INSTRUCTION
Could you write out the opening lines of the data, word for word, stopping after the line that contains "63, left: 83"?

□ □ □ □ □

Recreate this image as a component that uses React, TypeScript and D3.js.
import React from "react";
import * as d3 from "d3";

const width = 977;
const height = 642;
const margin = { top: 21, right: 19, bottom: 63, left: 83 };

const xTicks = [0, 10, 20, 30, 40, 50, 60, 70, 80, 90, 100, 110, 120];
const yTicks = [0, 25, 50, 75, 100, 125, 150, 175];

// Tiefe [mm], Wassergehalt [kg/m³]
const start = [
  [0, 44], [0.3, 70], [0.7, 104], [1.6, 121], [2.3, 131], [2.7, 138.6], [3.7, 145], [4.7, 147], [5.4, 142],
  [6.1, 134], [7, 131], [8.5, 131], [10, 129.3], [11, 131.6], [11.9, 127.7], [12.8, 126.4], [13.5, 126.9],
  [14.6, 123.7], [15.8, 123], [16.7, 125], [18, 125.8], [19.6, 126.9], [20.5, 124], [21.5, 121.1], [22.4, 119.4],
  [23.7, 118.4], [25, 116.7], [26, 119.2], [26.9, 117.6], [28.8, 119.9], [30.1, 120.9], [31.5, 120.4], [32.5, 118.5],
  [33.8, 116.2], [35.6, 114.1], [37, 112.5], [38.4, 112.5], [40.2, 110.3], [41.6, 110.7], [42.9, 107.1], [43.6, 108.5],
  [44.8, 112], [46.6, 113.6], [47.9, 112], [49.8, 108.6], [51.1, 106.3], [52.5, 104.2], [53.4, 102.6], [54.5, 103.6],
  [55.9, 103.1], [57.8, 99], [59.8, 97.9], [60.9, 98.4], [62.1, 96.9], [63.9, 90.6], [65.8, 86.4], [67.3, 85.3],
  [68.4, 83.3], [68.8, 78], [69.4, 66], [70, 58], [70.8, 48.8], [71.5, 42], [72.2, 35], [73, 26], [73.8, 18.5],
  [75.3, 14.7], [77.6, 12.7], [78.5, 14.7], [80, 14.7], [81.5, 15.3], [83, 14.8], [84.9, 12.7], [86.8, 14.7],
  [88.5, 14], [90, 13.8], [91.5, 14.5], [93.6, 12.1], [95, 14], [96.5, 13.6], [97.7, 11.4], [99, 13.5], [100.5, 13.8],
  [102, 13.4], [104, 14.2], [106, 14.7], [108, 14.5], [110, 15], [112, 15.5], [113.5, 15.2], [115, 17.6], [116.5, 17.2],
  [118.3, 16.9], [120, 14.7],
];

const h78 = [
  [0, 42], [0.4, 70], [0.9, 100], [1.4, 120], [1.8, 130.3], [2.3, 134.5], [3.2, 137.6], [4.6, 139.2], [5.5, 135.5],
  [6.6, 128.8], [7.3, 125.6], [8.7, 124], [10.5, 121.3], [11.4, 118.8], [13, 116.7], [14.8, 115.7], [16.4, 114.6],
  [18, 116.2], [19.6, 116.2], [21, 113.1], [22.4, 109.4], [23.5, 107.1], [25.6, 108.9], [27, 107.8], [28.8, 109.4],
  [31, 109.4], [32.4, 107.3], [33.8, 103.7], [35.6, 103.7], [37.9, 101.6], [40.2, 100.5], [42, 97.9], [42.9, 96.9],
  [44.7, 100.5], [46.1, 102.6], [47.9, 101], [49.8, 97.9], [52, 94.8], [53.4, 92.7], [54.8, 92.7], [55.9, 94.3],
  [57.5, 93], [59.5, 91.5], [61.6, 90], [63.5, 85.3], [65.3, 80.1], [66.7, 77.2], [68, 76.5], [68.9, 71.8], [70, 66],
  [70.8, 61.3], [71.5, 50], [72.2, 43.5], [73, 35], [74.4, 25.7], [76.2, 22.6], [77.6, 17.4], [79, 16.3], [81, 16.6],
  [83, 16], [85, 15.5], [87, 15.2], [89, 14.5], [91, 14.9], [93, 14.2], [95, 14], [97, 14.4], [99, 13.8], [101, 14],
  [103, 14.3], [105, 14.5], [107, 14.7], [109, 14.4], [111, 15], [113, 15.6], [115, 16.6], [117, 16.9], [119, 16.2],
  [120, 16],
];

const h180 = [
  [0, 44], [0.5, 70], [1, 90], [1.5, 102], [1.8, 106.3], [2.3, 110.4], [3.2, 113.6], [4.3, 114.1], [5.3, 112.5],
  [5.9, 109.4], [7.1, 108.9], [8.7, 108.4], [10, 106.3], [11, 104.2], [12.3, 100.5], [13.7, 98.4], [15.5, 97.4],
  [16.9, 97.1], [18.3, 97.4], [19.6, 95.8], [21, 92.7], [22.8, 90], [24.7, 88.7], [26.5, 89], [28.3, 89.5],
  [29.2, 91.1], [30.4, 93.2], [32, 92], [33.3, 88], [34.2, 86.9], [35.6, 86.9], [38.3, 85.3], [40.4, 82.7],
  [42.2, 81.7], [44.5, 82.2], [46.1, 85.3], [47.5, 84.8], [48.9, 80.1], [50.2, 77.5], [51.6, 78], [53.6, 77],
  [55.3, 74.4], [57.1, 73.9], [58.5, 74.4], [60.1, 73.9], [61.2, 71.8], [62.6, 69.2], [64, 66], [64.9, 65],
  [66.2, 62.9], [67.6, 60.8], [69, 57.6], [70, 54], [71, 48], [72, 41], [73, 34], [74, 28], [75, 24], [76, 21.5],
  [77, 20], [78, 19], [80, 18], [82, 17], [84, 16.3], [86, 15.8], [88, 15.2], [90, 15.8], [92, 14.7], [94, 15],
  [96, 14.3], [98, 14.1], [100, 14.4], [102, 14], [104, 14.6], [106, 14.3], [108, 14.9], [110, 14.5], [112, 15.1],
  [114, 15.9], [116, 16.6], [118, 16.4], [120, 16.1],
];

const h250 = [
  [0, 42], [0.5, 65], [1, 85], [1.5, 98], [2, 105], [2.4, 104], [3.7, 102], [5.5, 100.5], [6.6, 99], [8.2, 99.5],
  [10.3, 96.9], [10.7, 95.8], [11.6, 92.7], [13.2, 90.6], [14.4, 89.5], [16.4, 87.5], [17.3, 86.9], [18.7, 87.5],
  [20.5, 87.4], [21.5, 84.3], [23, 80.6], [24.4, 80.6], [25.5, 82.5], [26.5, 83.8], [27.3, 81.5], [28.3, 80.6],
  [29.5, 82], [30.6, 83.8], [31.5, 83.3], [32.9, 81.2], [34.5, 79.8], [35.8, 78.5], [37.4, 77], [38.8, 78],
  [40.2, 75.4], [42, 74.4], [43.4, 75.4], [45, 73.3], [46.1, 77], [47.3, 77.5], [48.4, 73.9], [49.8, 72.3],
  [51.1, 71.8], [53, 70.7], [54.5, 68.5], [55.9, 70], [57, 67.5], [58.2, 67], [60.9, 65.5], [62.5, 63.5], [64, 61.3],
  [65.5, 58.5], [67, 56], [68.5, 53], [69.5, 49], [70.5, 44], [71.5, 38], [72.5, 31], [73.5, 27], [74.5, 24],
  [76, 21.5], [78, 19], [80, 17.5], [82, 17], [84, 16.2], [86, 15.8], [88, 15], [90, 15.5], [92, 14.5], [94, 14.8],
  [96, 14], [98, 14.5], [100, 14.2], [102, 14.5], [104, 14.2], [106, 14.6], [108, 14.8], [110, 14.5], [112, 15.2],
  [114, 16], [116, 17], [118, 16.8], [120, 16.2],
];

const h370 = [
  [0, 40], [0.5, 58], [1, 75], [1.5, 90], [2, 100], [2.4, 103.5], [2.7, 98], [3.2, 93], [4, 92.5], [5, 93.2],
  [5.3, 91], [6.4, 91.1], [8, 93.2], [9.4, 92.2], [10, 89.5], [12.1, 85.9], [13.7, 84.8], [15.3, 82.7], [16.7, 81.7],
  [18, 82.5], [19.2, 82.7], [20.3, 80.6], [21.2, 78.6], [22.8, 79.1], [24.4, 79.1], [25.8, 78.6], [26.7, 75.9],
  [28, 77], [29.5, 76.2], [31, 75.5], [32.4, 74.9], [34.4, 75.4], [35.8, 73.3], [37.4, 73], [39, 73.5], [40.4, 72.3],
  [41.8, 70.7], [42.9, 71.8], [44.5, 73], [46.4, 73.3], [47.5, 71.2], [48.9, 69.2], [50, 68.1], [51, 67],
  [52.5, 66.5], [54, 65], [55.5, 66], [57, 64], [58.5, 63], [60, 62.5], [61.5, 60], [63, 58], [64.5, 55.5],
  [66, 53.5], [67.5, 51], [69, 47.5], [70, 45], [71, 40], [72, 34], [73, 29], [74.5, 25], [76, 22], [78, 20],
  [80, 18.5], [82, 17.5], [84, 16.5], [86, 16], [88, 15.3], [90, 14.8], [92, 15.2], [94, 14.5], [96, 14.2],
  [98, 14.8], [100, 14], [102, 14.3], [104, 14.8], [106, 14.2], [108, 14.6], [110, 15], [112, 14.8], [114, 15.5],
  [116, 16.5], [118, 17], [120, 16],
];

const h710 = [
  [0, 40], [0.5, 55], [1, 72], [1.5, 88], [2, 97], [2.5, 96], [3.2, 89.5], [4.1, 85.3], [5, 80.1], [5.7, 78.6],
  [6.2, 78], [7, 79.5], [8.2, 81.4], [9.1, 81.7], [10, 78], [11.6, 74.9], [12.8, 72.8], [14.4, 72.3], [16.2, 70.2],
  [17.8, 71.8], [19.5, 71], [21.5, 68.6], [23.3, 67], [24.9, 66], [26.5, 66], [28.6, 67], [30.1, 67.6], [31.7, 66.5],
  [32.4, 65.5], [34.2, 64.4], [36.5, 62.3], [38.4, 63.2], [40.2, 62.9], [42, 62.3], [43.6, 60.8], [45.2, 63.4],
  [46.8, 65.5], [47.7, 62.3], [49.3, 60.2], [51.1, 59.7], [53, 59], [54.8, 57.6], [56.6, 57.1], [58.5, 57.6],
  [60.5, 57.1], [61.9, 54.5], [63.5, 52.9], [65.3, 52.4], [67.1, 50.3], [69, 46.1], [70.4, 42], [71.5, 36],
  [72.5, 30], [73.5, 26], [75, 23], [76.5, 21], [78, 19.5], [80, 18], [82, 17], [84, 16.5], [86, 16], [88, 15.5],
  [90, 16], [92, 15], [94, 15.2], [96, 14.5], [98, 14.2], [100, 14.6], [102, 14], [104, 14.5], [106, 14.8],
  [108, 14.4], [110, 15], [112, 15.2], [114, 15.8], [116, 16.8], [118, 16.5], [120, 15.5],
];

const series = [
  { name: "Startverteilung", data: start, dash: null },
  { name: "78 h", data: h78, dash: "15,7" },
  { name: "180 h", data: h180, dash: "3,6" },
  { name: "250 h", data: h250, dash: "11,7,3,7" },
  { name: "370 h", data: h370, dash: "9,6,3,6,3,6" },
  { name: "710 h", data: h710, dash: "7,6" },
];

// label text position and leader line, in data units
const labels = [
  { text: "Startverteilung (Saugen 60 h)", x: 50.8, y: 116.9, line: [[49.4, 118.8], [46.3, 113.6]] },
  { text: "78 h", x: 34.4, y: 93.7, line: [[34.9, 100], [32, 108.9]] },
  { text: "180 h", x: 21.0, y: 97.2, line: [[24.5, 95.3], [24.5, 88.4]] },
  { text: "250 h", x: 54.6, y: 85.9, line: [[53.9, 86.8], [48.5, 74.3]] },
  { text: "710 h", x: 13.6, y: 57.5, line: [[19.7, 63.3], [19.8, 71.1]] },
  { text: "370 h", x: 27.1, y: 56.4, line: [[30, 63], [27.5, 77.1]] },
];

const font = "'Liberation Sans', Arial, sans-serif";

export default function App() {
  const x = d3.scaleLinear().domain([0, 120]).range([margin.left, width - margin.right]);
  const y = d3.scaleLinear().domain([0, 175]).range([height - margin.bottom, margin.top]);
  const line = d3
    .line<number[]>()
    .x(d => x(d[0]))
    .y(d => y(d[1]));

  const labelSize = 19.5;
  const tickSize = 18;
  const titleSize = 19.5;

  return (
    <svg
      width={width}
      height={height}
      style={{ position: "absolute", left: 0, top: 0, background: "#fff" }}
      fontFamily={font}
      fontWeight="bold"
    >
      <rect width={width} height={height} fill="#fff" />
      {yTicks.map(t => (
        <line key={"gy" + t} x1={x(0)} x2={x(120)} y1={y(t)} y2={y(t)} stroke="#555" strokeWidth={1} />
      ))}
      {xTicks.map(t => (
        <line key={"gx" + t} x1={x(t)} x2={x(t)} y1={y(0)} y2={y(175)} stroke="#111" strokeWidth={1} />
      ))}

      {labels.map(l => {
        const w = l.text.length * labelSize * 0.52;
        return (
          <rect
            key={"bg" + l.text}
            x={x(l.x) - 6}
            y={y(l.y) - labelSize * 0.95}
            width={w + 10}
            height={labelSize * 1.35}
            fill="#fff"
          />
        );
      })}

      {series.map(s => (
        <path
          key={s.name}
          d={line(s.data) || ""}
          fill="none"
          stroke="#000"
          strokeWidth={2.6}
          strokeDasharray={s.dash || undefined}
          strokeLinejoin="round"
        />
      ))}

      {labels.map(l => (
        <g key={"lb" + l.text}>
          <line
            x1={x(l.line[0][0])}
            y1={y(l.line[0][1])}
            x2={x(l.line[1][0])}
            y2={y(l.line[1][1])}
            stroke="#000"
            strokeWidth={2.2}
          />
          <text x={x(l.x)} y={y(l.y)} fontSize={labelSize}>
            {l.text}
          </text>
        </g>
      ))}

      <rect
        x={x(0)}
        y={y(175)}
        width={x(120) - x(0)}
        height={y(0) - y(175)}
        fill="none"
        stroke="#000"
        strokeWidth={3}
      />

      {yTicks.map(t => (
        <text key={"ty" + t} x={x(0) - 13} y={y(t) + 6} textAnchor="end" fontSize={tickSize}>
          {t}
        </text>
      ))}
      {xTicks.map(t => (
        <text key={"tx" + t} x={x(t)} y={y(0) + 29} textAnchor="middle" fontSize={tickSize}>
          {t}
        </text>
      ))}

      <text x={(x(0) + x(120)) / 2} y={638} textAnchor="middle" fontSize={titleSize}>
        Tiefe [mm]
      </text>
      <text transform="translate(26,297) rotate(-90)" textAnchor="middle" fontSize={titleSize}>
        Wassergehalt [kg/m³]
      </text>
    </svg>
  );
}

□ □ □ □ □

FINISHED EXERCISE
Recreate this image as a component that uses React, TypeScript and D3.js.
import React from "react";
import * as d3 from "d3";

const width = 977;
const height = 642;
const margin = { top: 21, right: 19, bottom: 63, left: 83 };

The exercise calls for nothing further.